When is the right time to hire a fractional CMO?

Three signals: (1) your founder is the de facto CMO and it's starting to bottleneck other priorities, (2) marketing spend is north of $50K/month and nobody senior is owning the strategy behind it, (3) you have a team of marketers but no one's setting cross-channel direction. If any one of these is true, fractional CMO is worth a conversation. If all three are true, it's overdue.

What size company benefits most from a fractional CMO?

Sweet spot is $3M–$30M in revenue with 1–3 in-house marketers or an agency they direct. Below $3M usually means the founder still needs to be the marketing brain. Above $30M usually means it's time for a full-time CMO. Fractional makes sense in the in-between when you need senior thinking but can't justify the headcount yet.

Should I hire a fractional CMO or a full-time marketing director?

Different jobs. A fractional CMO operates at the strategy / leadership tier — 10–25 hours/week, $5K–$15K/month, focused on positioning and direction. A marketing director executes day-to-day — full-time, $120K–$160K + benefits ($180K+ all-in), focused on hands-on management. If you need both strategy AND execution, the cost-effective stack is fractional CMO + senior coordinator under them.

How do I know if I need a fractional CMO or a fractional specialist?

Ask: 'Is my biggest marketing problem cross-channel or channel-specific?' If you're worried about brand positioning, demand gen across channels, or marketing/sales alignment — fractional CMO. If your biggest gap is Amazon execution, TikTok Shop launch, or paid social management — you need a specialist. Hiring a generalist to fix a specialist problem is how brands burn $60K and still have the same issue 6 months later.

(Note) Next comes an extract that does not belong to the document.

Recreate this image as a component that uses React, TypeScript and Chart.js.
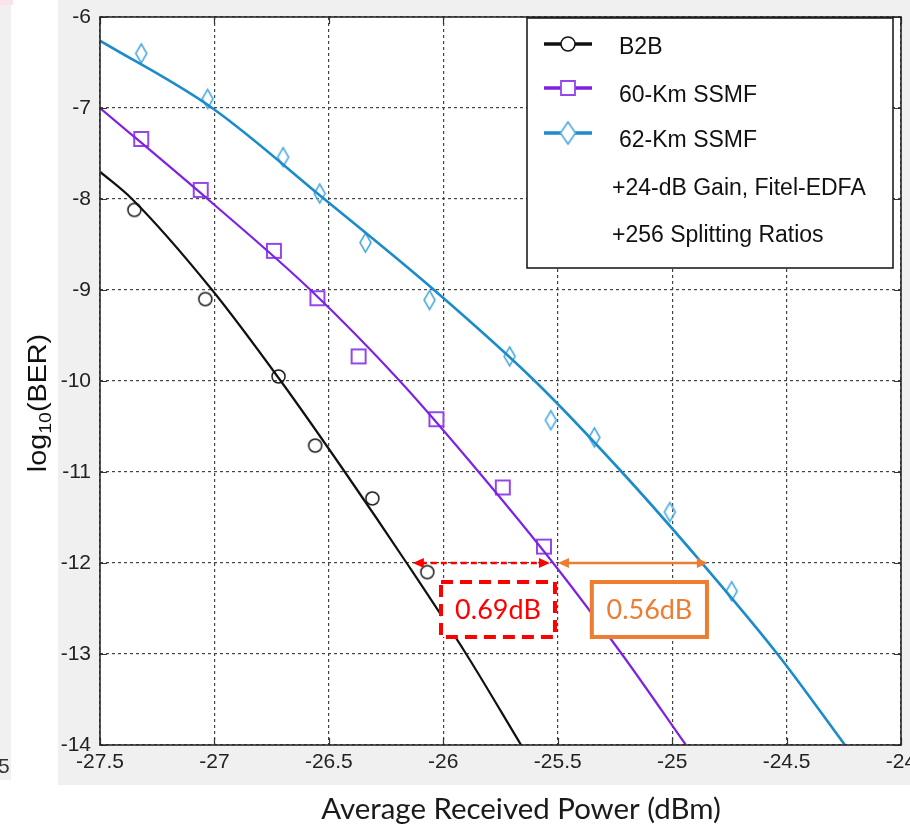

What questions should I ask before hiring a fractional CMO?

Five honest ones: (1) Show me the last three accounts you served and the actual metrics you moved. (2) Who else are you fractional for right now, and how much of your week do they get? (3) Will you execute or only direct — and if direct, who's executing? (4) What's the deepest channel you can actually operate yourself if my team's gap is execution-level? (5) What's your honest read on what's wrong with our current marketing — based on 30 minutes of looking at it?

What are the benefits of a fractional CMO vs. an agency?

A fractional CMO works on YOUR strategy, owns YOUR numbers, and sits inside your leadership team. An agency works on your tactics, owns the deliverables, and stays outside. Best setup for most $5M–$30M brands: fractional CMO at the top, agencies or fractional specialists underneath for execution. The CMO keeps everyone aligned; the specialists do the work.